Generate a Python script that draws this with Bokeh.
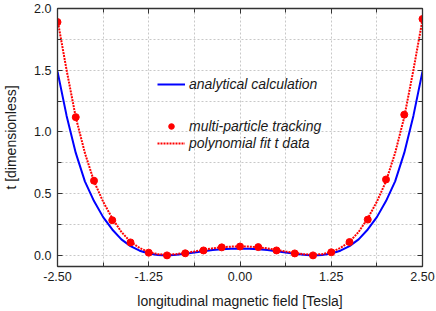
from bokeh.plotting import figure
from bokeh.models import (FixedTicker, LinearAxis, Legend, LegendItem,
                          NumeralTickFormatter, Range1d)
from bokeh.embed import file_html
from bokeh.resources import INLINE

# ---------------- data ----------------
# multi-particle tracking points
x_track = [-2.5, -2.25, -2.0, -1.75, -1.5, -1.25, -1.0, -0.75, -0.5, -0.25, 0.0,
           0.25, 0.5, 0.75, 1.0, 1.25, 1.5, 1.75, 2.0, 2.25, 2.5]
t_track = [1.89, 1.12, 0.605, 0.285, 0.105, 0.022, 0.0, 0.017, 0.04, 0.065, 0.072,
           0.067, 0.04, 0.016, 0.0, 0.025, 0.108, 0.29, 0.615, 1.14, 1.915]

# sampled curves
x_curve = [-2.5, -2.375, -2.25, -2.125, -2.0, -1.875, -1.75, -1.625, -1.5, -1.375,
           -1.25, -1.125, -1.0, -0.875, -0.75, -0.625, -0.5, -0.375, -0.25, -0.125,
           0.0, 0.125, 0.25, 0.375, 0.5, 0.625, 0.75, 0.875, 1.0, 1.125,
           1.25, 1.375, 1.5, 1.625, 1.75, 1.875, 2.0, 2.125, 2.25, 2.375, 2.5]
t_analytic = [1.49, 1.13, 0.83, 0.60, 0.44, 0.31, 0.21, 0.13, 0.075, 0.038,
              0.015, 0.004, 0.0, 0.005, 0.014, 0.024, 0.034, 0.043, 0.049, 0.053,
              0.054, 0.053, 0.049, 0.043, 0.034, 0.024, 0.014, 0.005, 0.0, 0.004,
              0.015, 0.038, 0.075, 0.13, 0.21, 0.31, 0.44, 0.60, 0.83, 1.13, 1.49]
t_fit = [1.91, 1.50, 1.12, 0.83, 0.60, 0.435, 0.30, 0.19, 0.11, 0.06,
         0.027, 0.01, 0.006, 0.01, 0.02, 0.032, 0.045, 0.057, 0.066, 0.071,
         0.072, 0.071, 0.066, 0.057, 0.045, 0.032, 0.02, 0.01, 0.006, 0.01,
         0.027, 0.06, 0.11, 0.19, 0.30, 0.435, 0.60, 0.83, 1.12, 1.50, 1.91]

# ticks
x_major = [-2.5, -1.25, 0.0, 1.25, 2.5]
x_minor = [-1.875, -0.625, 0.625, 1.875]
y_major = [0.0, 0.5, 1.0, 1.5, 2.0]
y_minor = [0.25, 0.75, 1.25, 1.75]

FONT = "Liberation Sans"

p = figure(width=436, height=311, output_backend="svg", toolbar_location=None,
           x_range=Range1d(-2.5, 2.5), y_range=Range1d(-0.09, 2.0),
           min_border_left=54, min_border_right=14, min_border_top=8,
           min_border_bottom=44, background_fill_color="white",
           border_fill_color="white")
p.outline_line_color = "#222222"
p.outline_line_width = 1

xt = FixedTicker(ticks=x_major, minor_ticks=x_minor)
yt = FixedTicker(ticks=y_major, minor_ticks=y_minor)

p.xaxis.ticker = xt
p.yaxis.ticker = yt
p.xaxis.formatter = NumeralTickFormatter(format="0.00")
p.yaxis.formatter = NumeralTickFormatter(format="0.0")

for ax in (p.xaxis[0], p.yaxis[0]):
    ax.major_tick_in = 5
    ax.major_tick_out = 0
    ax.minor_tick_in = 4
    ax.minor_tick_out = 0
    ax.axis_line_color = "#333333"
    ax.axis_line_width = 1.3
    ax.major_tick_line_color = "#333333"
    ax.minor_tick_line_color = "#333333"
    ax.major_label_text_font = FONT
    ax.major_label_text_font_size = "12.5px"
    ax.major_label_text_color = "#1a1a1a"
    ax.axis_label_text_font = FONT
    ax.axis_label_text_font_size = "14px"
    ax.axis_label_text_font_style = "normal"
    ax.axis_label_text_color = "#1a1a1a"

p.xaxis.axis_label = "longitudinal magnetic field [Tesla]"
p.yaxis.axis_label = "t [dimensionless]"
p.xaxis.major_label_standoff = 5
p.xaxis.axis_label_standoff = 9
p.yaxis.major_label_standoff = 6
p.yaxis.axis_label_standoff = 12

# mirrored axes (ticks only)
for loc, tk, vals in (("above", xt, x_major), ("right", yt, y_major)):
    a = LinearAxis(ticker=tk)
    a.major_tick_in = 5
    a.major_tick_out = 0
    a.minor_tick_in = 4
    a.minor_tick_out = 0
    a.axis_line_color = "#333333"
    a.axis_line_width = 1.3
    a.major_tick_line_color = "#333333"
    a.minor_tick_line_color = "#333333"
    a.major_label_overrides = {v: "" for v in vals}
    a.major_label_standoff = 0
    p.add_layout(a, loc)

for g in (p.xgrid[0], p.ygrid[0]):
    g.grid_line_color = "#c8c8c8"
    g.grid_line_dash = "2 2"
    g.grid_line_width = 1
    g.minor_grid_line_color = "#c8c8c8"
    g.minor_grid_line_dash = "2 2"
    g.minor_grid_line_width = 1
p.xgrid.ticker = xt
p.ygrid.ticker = yt

r_blue = p.line(x_curve, t_analytic, line_color="#0000ff", line_width=2)
r_fit = p.line(x_curve, t_fit, line_color="#ff0000", line_width=2, line_dash="2 1")
r_pts = p.scatter(x_track, t_track, size=7, fill_color="#ff0000", line_color="#ff0000")


def style_legend(lg):
    lg.label_text_font = FONT
    lg.label_text_font_style = "italic"
    lg.label_text_font_size = "14px"
    lg.label_text_color = "#1a1a1a"
    lg.glyph_width = 28
    lg.glyph_height = 14
    lg.label_height = 14
    lg.label_standoff = 4
    lg.spacing = 1
    lg.padding = 0
    lg.margin = 0
    lg.border_line_alpha = 0
    lg.background_fill_alpha = 0


leg1 = Legend(items=[LegendItem(label="analytical calculation", renderers=[r_blue])],
              location=(100, 174))
leg2 = Legend(items=[LegendItem(label="multi-particle tracking", renderers=[r_pts]),
                     LegendItem(label="polynomial fit t data", renderers=[r_fit])],
              location=(100, 115))
style_legend(leg1)
style_legend(leg2)
p.add_layout(leg1)
p.add_layout(leg2)

open("out.html", "w").write(file_html(p, INLINE))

**Exercise:**
Repeat the listing above from its first line through the line that contains "0.067, 0.04, 0.016, 0.0, 0.025, 0.108, 0.29, 0.615, 1.14, 1.915]", both included, and nothing more. Drop the pictures.

**Exercise output:**
Generate a Python script that draws this with Bokeh.
from bokeh.plotting import figure
from bokeh.models import (FixedTicker, LinearAxis, Legend, LegendItem,
                          NumeralTickFormatter, Range1d)
from bokeh.embed import file_html
from bokeh.resources import INLINE

# ---------------- data ----------------
# multi-particle tracking points
x_track = [-2.5, -2.25, -2.0, -1.75, -1.5, -1.25, -1.0, -0.75, -0.5, -0.25, 0.0,
           0.25, 0.5, 0.75, 1.0, 1.25, 1.5, 1.75, 2.0, 2.25, 2.5]
t_track = [1.89, 1.12, 0.605, 0.285, 0.105, 0.022, 0.0, 0.017, 0.04, 0.065, 0.072,
           0.067, 0.04, 0.016, 0.0, 0.025, 0.108, 0.29, 0.615, 1.14, 1.915]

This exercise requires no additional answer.